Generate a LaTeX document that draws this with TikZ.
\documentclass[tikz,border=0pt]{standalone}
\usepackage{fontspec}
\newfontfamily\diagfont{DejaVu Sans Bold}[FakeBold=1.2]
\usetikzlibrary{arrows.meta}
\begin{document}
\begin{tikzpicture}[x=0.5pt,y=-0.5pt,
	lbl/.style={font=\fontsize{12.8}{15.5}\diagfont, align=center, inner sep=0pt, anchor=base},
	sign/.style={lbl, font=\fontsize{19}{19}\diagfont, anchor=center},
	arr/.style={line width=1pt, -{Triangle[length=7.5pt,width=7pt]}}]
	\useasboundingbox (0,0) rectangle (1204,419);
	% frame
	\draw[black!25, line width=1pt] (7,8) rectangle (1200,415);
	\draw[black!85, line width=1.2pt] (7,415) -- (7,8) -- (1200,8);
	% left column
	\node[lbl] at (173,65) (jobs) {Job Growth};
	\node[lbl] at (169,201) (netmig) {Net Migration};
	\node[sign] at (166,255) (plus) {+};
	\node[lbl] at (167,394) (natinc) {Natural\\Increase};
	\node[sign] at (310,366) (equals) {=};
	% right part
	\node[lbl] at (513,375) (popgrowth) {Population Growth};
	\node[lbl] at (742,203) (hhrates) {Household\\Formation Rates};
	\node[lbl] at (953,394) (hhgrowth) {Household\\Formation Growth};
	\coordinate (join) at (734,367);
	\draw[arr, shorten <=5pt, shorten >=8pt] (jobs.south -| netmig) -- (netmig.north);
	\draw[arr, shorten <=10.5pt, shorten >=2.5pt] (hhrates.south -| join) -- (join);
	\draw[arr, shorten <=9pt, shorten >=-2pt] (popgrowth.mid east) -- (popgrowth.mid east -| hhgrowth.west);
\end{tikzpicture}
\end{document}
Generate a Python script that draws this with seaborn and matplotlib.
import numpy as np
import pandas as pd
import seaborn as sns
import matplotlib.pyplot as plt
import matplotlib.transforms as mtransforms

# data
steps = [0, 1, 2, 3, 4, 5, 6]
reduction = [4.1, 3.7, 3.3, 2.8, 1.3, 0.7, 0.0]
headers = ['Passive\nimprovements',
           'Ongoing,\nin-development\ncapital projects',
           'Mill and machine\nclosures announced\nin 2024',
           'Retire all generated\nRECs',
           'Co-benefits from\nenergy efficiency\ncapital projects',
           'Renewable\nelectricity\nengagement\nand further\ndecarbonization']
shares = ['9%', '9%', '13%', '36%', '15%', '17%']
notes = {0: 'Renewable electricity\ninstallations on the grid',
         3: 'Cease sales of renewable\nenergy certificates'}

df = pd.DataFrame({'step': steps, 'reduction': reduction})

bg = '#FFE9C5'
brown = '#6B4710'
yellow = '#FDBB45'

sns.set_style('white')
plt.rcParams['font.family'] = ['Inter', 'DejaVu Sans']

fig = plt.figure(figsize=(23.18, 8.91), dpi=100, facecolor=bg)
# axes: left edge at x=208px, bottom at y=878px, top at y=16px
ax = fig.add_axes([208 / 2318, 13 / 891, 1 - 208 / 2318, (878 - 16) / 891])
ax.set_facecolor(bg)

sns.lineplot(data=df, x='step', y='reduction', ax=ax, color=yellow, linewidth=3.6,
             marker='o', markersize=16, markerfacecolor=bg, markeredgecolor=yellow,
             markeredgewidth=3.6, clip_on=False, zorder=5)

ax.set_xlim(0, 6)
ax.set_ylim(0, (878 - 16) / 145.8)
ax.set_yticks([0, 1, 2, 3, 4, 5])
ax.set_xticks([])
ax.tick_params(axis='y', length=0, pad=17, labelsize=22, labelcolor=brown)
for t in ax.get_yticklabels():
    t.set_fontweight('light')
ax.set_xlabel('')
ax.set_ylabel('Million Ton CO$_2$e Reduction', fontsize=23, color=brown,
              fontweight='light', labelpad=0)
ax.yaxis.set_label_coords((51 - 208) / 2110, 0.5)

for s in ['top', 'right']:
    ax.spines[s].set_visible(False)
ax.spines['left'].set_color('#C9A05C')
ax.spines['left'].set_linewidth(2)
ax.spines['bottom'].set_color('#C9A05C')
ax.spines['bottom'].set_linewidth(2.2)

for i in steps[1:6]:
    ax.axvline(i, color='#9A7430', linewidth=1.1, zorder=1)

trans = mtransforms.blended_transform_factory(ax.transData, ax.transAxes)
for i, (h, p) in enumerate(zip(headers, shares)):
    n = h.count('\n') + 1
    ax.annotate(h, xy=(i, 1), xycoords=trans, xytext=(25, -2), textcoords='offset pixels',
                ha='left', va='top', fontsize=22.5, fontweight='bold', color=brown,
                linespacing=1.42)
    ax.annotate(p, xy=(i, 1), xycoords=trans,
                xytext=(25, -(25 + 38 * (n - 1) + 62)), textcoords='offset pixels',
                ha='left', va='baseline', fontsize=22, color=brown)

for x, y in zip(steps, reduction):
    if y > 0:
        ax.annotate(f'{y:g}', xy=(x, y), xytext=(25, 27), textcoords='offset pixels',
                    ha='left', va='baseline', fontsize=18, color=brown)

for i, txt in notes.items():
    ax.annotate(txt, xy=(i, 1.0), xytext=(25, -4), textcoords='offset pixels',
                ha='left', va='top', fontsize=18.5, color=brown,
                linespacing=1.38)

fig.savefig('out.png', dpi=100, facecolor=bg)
····················
Task description: Retype each record exactly, leaving nothing out.

Task result:
Generate a LaTeX document that draws this with TikZ.
\documentclass[tikz,border=0pt]{standalone}
\usepackage{fontspec}
\newfontfamily\diagfont{DejaVu Sans Bold}[FakeBold=1.2]
\usetikzlibrary{arrows.meta}
\begin{document}
\begin{tikzpicture}[x=0.5pt,y=-0.5pt,
	lbl/.style={font=\fontsize{12.8}{15.5}\diagfont, align=center, inner sep=0pt, anchor=base},
	sign/.style={lbl, font=\fontsize{19}{19}\diagfont, anchor=center},
	arr/.style={line width=1pt, -{Triangle[length=7.5pt,width=7pt]}}]
	\useasboundingbox (0,0) rectangle (1204,419);
	% frame
	\draw[black!25, line width=1pt] (7,8) rectangle (1200,415);
	\draw[black!85, line width=1.2pt] (7,415) -- (7,8) -- (1200,8);
	% left column
	\node[lbl] at (173,65) (jobs) {Job Growth};
	\node[lbl] at (169,201) (netmig) {Net Migration};
	\node[sign] at (166,255) (plus) {+};
	\node[lbl] at (167,394) (natinc) {Natural\\Increase};
	\node[sign] at (310,366) (equals) {=};
	% right part
	\node[lbl] at (513,375) (popgrowth) {Population Growth};
	\node[lbl] at (742,203) (hhrates) {Household\\Formation Rates};
	\node[lbl] at (953,394) (hhgrowth) {Household\\Formation Growth};
	\coordinate (join) at (734,367);
	\draw[arr, shorten <=5pt, shorten >=8pt] (jobs.south -| netmig) -- (netmig.north);
	\draw[arr, shorten <=10.5pt, shorten >=2.5pt] (hhrates.south -| join) -- (join);
	\draw[arr, shorten <=9pt, shorten >=-2pt] (popgrowth.mid east) -- (popgrowth.mid east -| hhgrowth.west);
\end{tikzpicture}
\end{document}
Generate a Python script that draws this with seaborn and matplotlib.
import numpy as np
import pandas as pd
import seaborn as sns
import matplotlib.pyplot as plt
import matplotlib.transforms as mtransforms

# data
steps = [0, 1, 2, 3, 4, 5, 6]
reduction = [4.1, 3.7, 3.3, 2.8, 1.3, 0.7, 0.0]
headers = ['Passive\nimprovements',
           'Ongoing,\nin-development\ncapital projects',
           'Mill and machine\nclosures announced\nin 2024',
           'Retire all generated\nRECs',
           'Co-benefits from\nenergy efficiency\ncapital projects',
           'Renewable\nelectricity\nengagement\nand further\ndecarbonization']
shares = ['9%', '9%', '13%', '36%', '15%', '17%']
notes = {0: 'Renewable electricity\ninstallations on the grid',
         3: 'Cease sales of renewable\nenergy certificates'}

df = pd.DataFrame({'step': steps, 'reduction': reduction})

bg = '#FFE9C5'
brown = '#6B4710'
yellow = '#FDBB45'

sns.set_style('white')
plt.rcParams['font.family'] = ['Inter', 'DejaVu Sans']

fig = plt.figure(figsize=(23.18, 8.91), dpi=100, facecolor=bg)
# axes: left edge at x=208px, bottom at y=878px, top at y=16px
ax = fig.add_axes([208 / 2318, 13 / 891, 1 - 208 / 2318, (878 - 16) / 891])
ax.set_facecolor(bg)

sns.lineplot(data=df, x='step', y='reduction', ax=ax, color=yellow, linewidth=3.6,
             marker='o', markersize=16, markerfacecolor=bg, markeredgecolor=yellow,
             markeredgewidth=3.6, clip_on=False, zorder=5)

ax.set_xlim(0, 6)
ax.set_ylim(0, (878 - 16) / 145.8)
ax.set_yticks([0, 1, 2, 3, 4, 5])
ax.set_xticks([])
ax.tick_params(axis='y', length=0, pad=17, labelsize=22, labelcolor=brown)
for t in ax.get_yticklabels():
    t.set_fontweight('light')
ax.set_xlabel('')
ax.set_ylabel('Million Ton CO$_2$e Reduction', fontsize=23, color=brown,
              fontweight='light', labelpad=0)
ax.yaxis.set_label_coords((51 - 208) / 2110, 0.5)

for s in ['top', 'right']:
    ax.spines[s].set_visible(False)
ax.spines['left'].set_color('#C9A05C')
ax.spines['left'].set_linewidth(2)
ax.spines['bottom'].set_color('#C9A05C')
ax.spines['bottom'].set_linewidth(2.2)

for i in steps[1:6]:
    ax.axvline(i, color='#9A7430', linewidth=1.1, zorder=1)

trans = mtransforms.blended_transform_factory(ax.transData, ax.transAxes)
for i, (h, p) in enumerate(zip(headers, shares)):
    n = h.count('\n') + 1
    ax.annotate(h, xy=(i, 1), xycoords=trans, xytext=(25, -2), textcoords='offset pixels',
                ha='left', va='top', fontsize=22.5, fontweight='bold', color=brown,
                linespacing=1.42)
    ax.annotate(p, xy=(i, 1), xycoords=trans,
                xytext=(25, -(25 + 38 * (n - 1) + 62)), textcoords='offset pixels',
                ha='left', va='baseline', fontsize=22, color=brown)

for x, y in zip(steps, reduction):
    if y > 0:
        ax.annotate(f'{y:g}', xy=(x, y), xytext=(25, 27), textcoords='offset pixels',
                    ha='left', va='baseline', fontsize=18, color=brown)

for i, txt in notes.items():
    ax.annotate(txt, xy=(i, 1.0), xytext=(25, -4), textcoords='offset pixels',
                ha='left', va='top', fontsize=18.5, color=brown,
                linespacing=1.38)

fig.savefig('out.png', dpi=100, facecolor=bg)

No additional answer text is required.